Multipoint bridging (MPB) enables the connection of multiple ATM PVCs, Frame Relay PVCs, BCP ports, and WAN Gigabit Ethernet subinterfaces into a single broadcast domain (virtual LAN), together with the LAN ports on that VLAN. This enables service providers to add support for Ethernet-based Layer 2 services to the proven technology of their existing ATM and Frame Relay legacy networks. Customers can then use their current VLAN-based networks over the ATM or Frame Relay cloud. This also allows service providers to gradually update their core networks to the latest Gigabit Ethernet optical technologies, while still supporting their existing customer base.

For MPB configuration guidelines and restrictions and feature compatibility tables, see the "Configuring Multipoint Bridging" section on page 4-23.

Configuring Bridging Control Protocol Support

The Bridging Control Protocol (BCP) enables forwarding of Ethernet frames over SONET networks and provides a high-speed extension of enterprise LAN backbone traffic through a metropolitan area. The implementation of BCP on the SPAs includes support for IEEE 802.1D, IEEE 802.1Q Virtual LAN (VLAN), and high-speed switched LANs.

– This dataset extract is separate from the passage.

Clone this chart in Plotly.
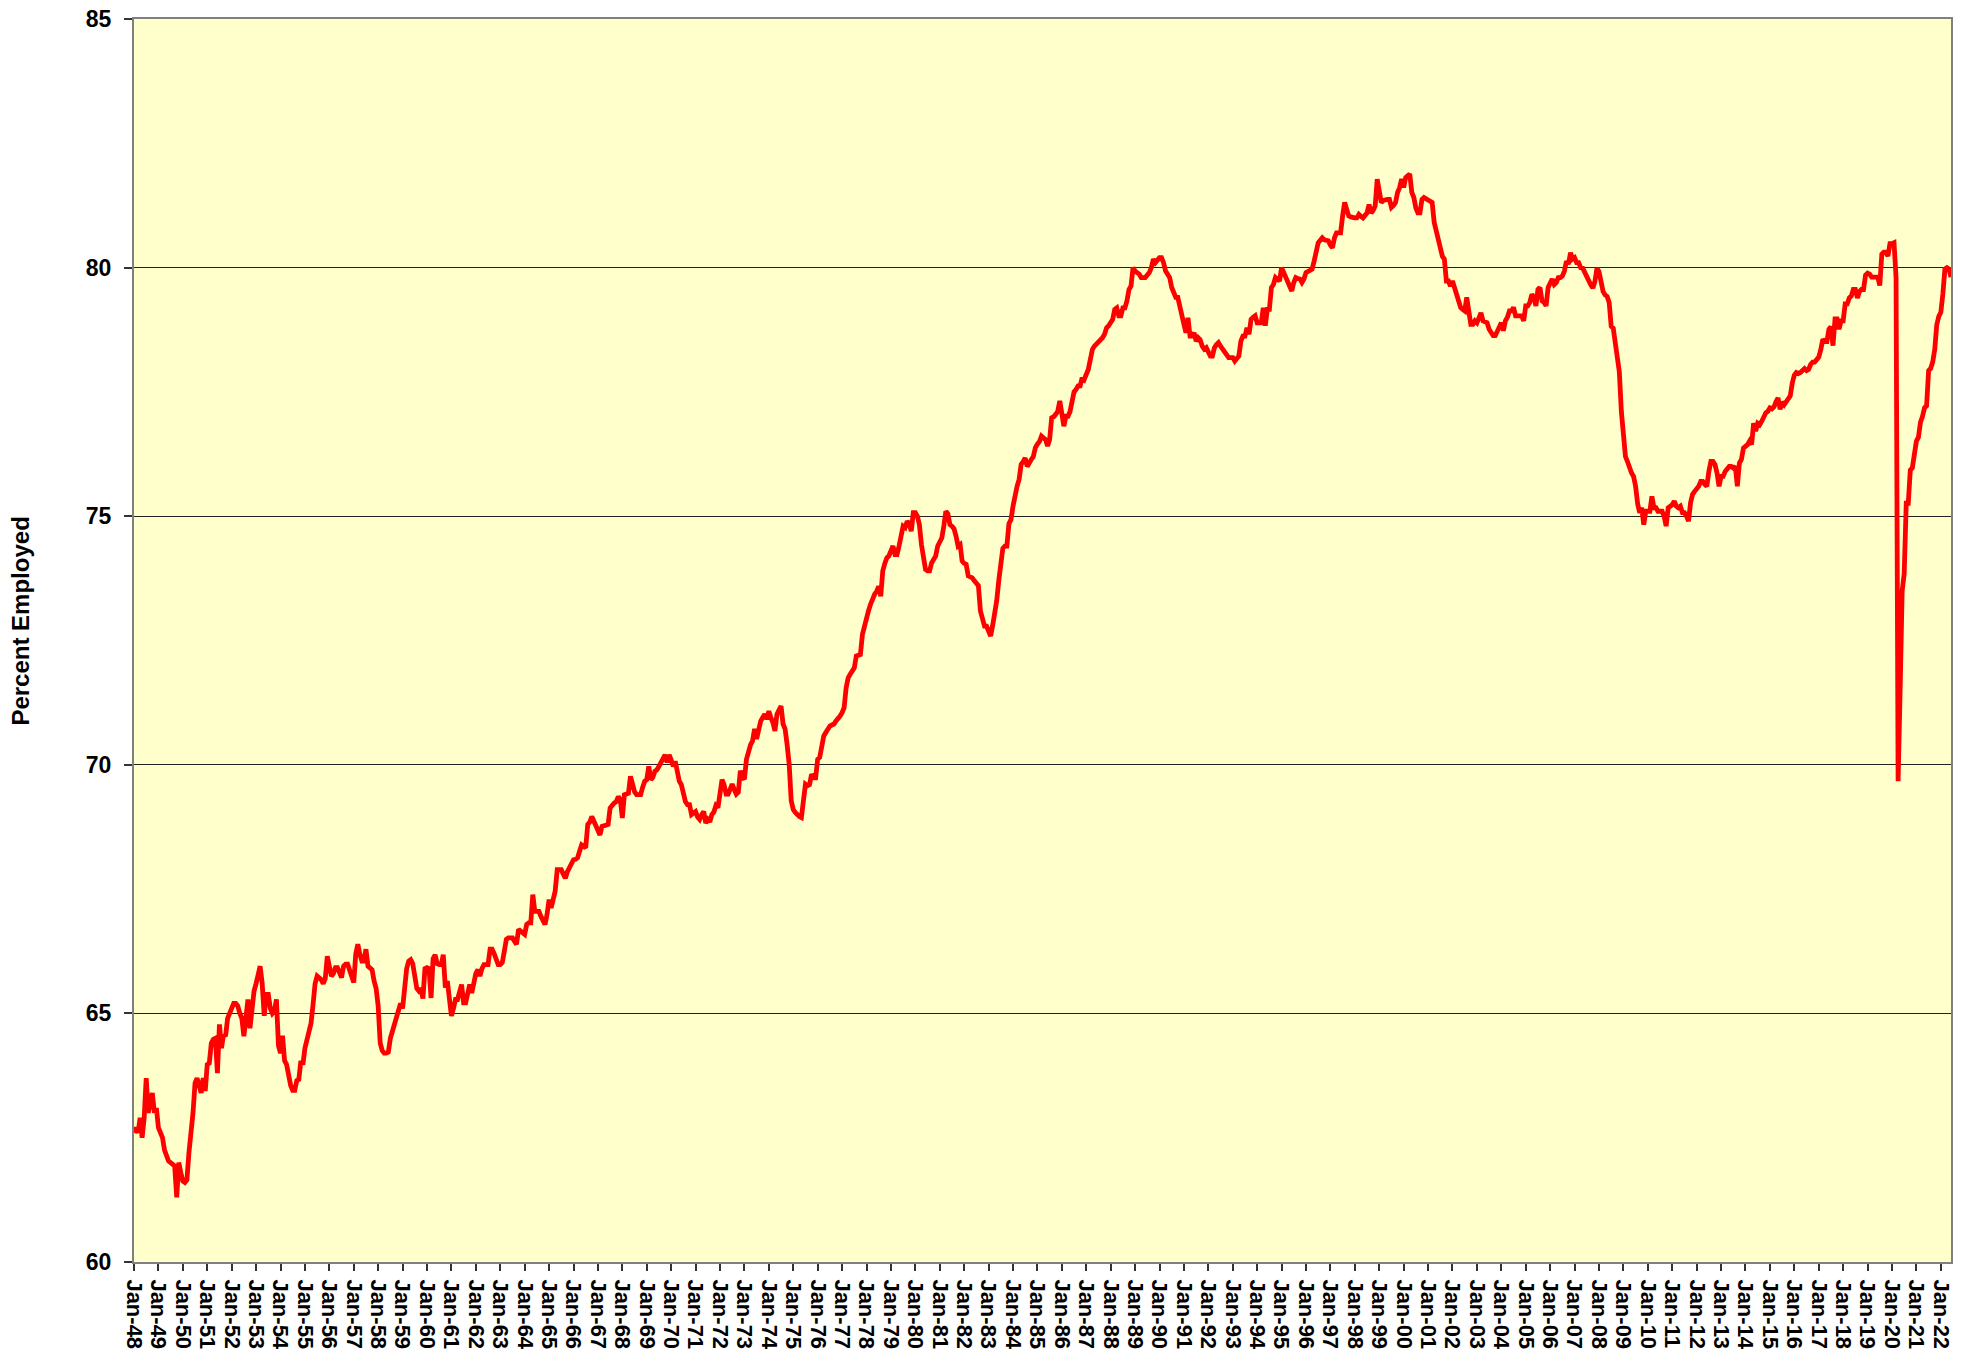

For BCP configuration guidelines and restrictions and feature compatibility tables, see the "Configuring PPP Bridging Control Protocol Support" section on page 4-35.

Configuring BCP on MLPPP

BCP on MLPPP Configuration Guidelines

Only Distributed MLPPP is supported

Only channelized interfaces allowed, and member links must be from the same controller card

Only trunk port BCP is supported on MLPPP

Bridging can be configured only on the bundle interface


Note BCP on MLPPP operates only in trunk mode. For more inforation on trunk mode, see the "Configuring BCP in Trunk Mode" section on page 4-38.


Configuring BCP on MLPPP Trunk Mode

To configure BCP on MLPPP trunk mode, perform these steps:

 
Command
Purpose

Step 1 

Router(config)# interface multilink

Selects the multilink interface.

Step 2 

Router(config-if)# switchport

Puts an interface that is in Layer 3 mode into Layer 2 mode for Layer 2 configuration.

Step 3 

Router(config-if)# switchport trunk allowed vlan 100

By default, no VLANs are allowed. Use this command to explicitly allow VLANs; valid values for vlan-list are from 1 to 4094.

Step 4 

Router(config-if)# switchport mode trunk

Configures the router port connected to the switch as a VLAN trunk port.

Step 5 

Router(config-if)# switchport nonegotiate

Puts the LAN port into permanent trunking mode but prevents the port from generating DTP frames

Step 6 

Router(config-if)# no ip address

Removes the assigned IP address.

Step 7 

Router(config-if)# ppp multilink

Enables this interface to support MLP.

Step 8 

Router(config-if)# multilink-group 1

Assigns this interface to the multilink group.

Step 9 

Router(config-if)# interface Serial1/0/0.1/1/1/1:0

Designates a serial interface as a multilink bundle.

Step 10 

Router(config-if)# no ip address

Unassigns the IP address.

Step 11 

Router(config-if)# encapsulation ppp

Enables PPP encapsulation.

Step 12 

Router(config-if)# ppp multilink

Enables this interface to support MLP.

Step 13 

Router(config-if)# multilink-group 1

Assigns this interface to the multilink group 1.

Step 14 

Router(config-if)# interface Serial1/0/0.1/1/1/2:0

Designates a serial interface as a multilink bundle.

Step 15 

Router(config-if)# no ip address

Unassigns the IP address.

Step 16 

Router(config-if)# encapsulation ppp

Enables PPP encapsulation.

Step 17 

Router(config-if)# ppp multilink

Enables this interface to support MLP.

Step 18 

Router(config-if)# multilink-group 1

Assigns this interface to the multilink group 2.

Step 19 

Router(config-if)# shutdown

Shuts down an interface.

Step 20 

Router(config-if)# no shutdown

Reopens an interface.

Step 21 

Router(config-if)# switchport trunk allowed vlan vlan-list

By default, no VLANs are allowed. Use this command to explicitly allow VLANs; valid values for vlan-list are from 1 to 4094.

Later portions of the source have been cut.